So far as definitions of Massey products, the dual Steenrod algebra is the homology $H_*(H\Bbb Z/p)$ of an $E_\infty$ ring spectrum, and so it has both Massey products and power operations.

Kraines, in Theorem 14 of "Massey higher products" from 1966, shows that the restricted power $\langle u \rangle^p \subset \langle u, u, \ldots, u\rangle$ can be identified with the power operation $-\beta P^m u$ when $u$ is an element in $H^{2m+1}(X; \Bbb Z/p)$. Kochman generalized this in "Symmetric Massey products and a Hirsch formula in homology" to certain differential graded Hopf algebras (of which the chains on the dual Steenrod algebra can be modeled by one, I think) showing that for such an algebra we have $\langle u \rangle^p = -\beta Q(u)$ plus a term involving iterated Browder brackets of $u$ and $\beta u$.

(In an ideal world, this would be an identification that's valid in the homology of any $E_\infty$ algebra, and not just one of these special forms.)

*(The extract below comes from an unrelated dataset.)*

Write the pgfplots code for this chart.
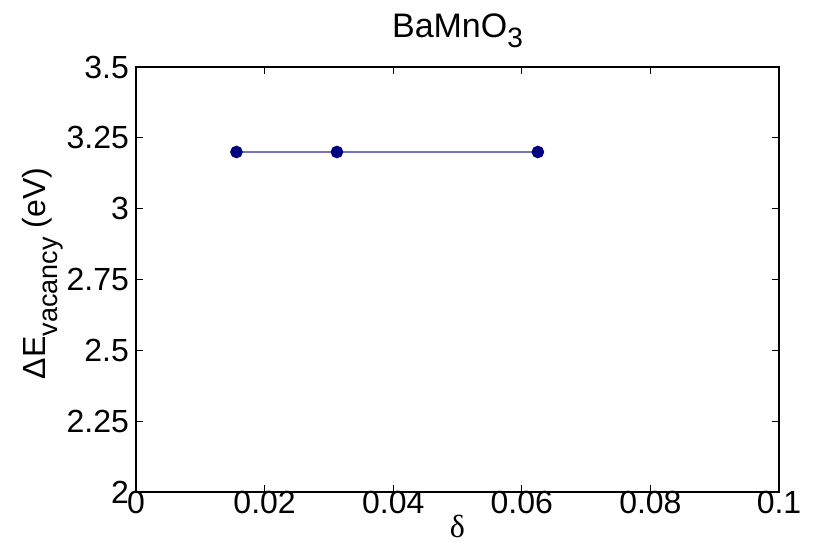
\documentclass[border=0pt]{standalone}
\usepackage{fontspec}
\setmainfont{Liberation Sans}
\newfontfamily\seriffont{Liberation Serif}
\usepackage{pgfplots}
\pgfplotsset{compat=1.18}
\definecolor{linecol}{RGB}{115,115,190}
\definecolor{markcol}{RGB}{0,0,128}
\begin{document}
\begin{tikzpicture}
\begin{axis}[
    name=ax, scale only axis, width=321.5pt, height=212.5pt,
    xmin=0, xmax=0.1, ymin=2, ymax=3.5,
    xtick={0,0.02,0.04,0.06,0.08,0.1},
    ytick={2,2.25,2.5,2.75,3,3.25,3.5},
    scaled ticks=false,
    tick align=inside, major tick length=3.5pt,
    tick style={black, line width=0.5pt},
    axis line style={line width=0.6pt},
    font=\fontsize{16}{19}\selectfont,
    /pgf/number format/assume math mode=true,
    xticklabel style={/pgf/number format/fixed, yshift=4pt},
    yticklabel style={/pgf/number format/fixed},
    title={BaMnO\raisebox{-5pt}{\fontsize{14}{16}\selectfont 3}},
    title style={font=\fontsize{17}{20}\selectfont},
    xlabel={{\seriffont δ}},
    xlabel style={yshift=6pt},
    ylabel={ΔE\raisebox{-6pt}{\fontsize{13.5}{15}\selectfont vacancy} (eV)},
    ylabel shift=-5pt,
    ylabel style={xshift=3pt},
]
\addplot[color=linecol, line width=0.8pt, mark=*, mark size=2.75pt,
    mark options={draw=markcol, fill=markcol}]
    coordinates {(0.015625,3.2) (0.03125,3.2) (0.0625,3.2)};
\end{axis}
\pgfresetboundingbox
\path[use as bounding box] ([shift={(-68pt,-25.5pt)}]ax.south west) rectangle ([shift={(17pt,33.5pt)}]ax.north east);
\end{tikzpicture}
\end{document}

Then Theorem III.2.3 of Bruner-May-McClure-Steinberger's $H_\infty$ book proves that in the dual Steenrod algebra we have $\beta Q(\bar \tau_0) = \bar \xi_1$, and the conjugation in these degrees is thankfully just negation.

Thus $\langle \bar \tau_0,\ldots,\bar \tau_0\rangle = -\bar \xi_1$. This generalizes to $\tau_i$.

I learned this some years ago from Vigleik Angeltvelt (see his "Topological Hochschild homology and cohomology of $A_\infty$ ring spectra", Example 3.3).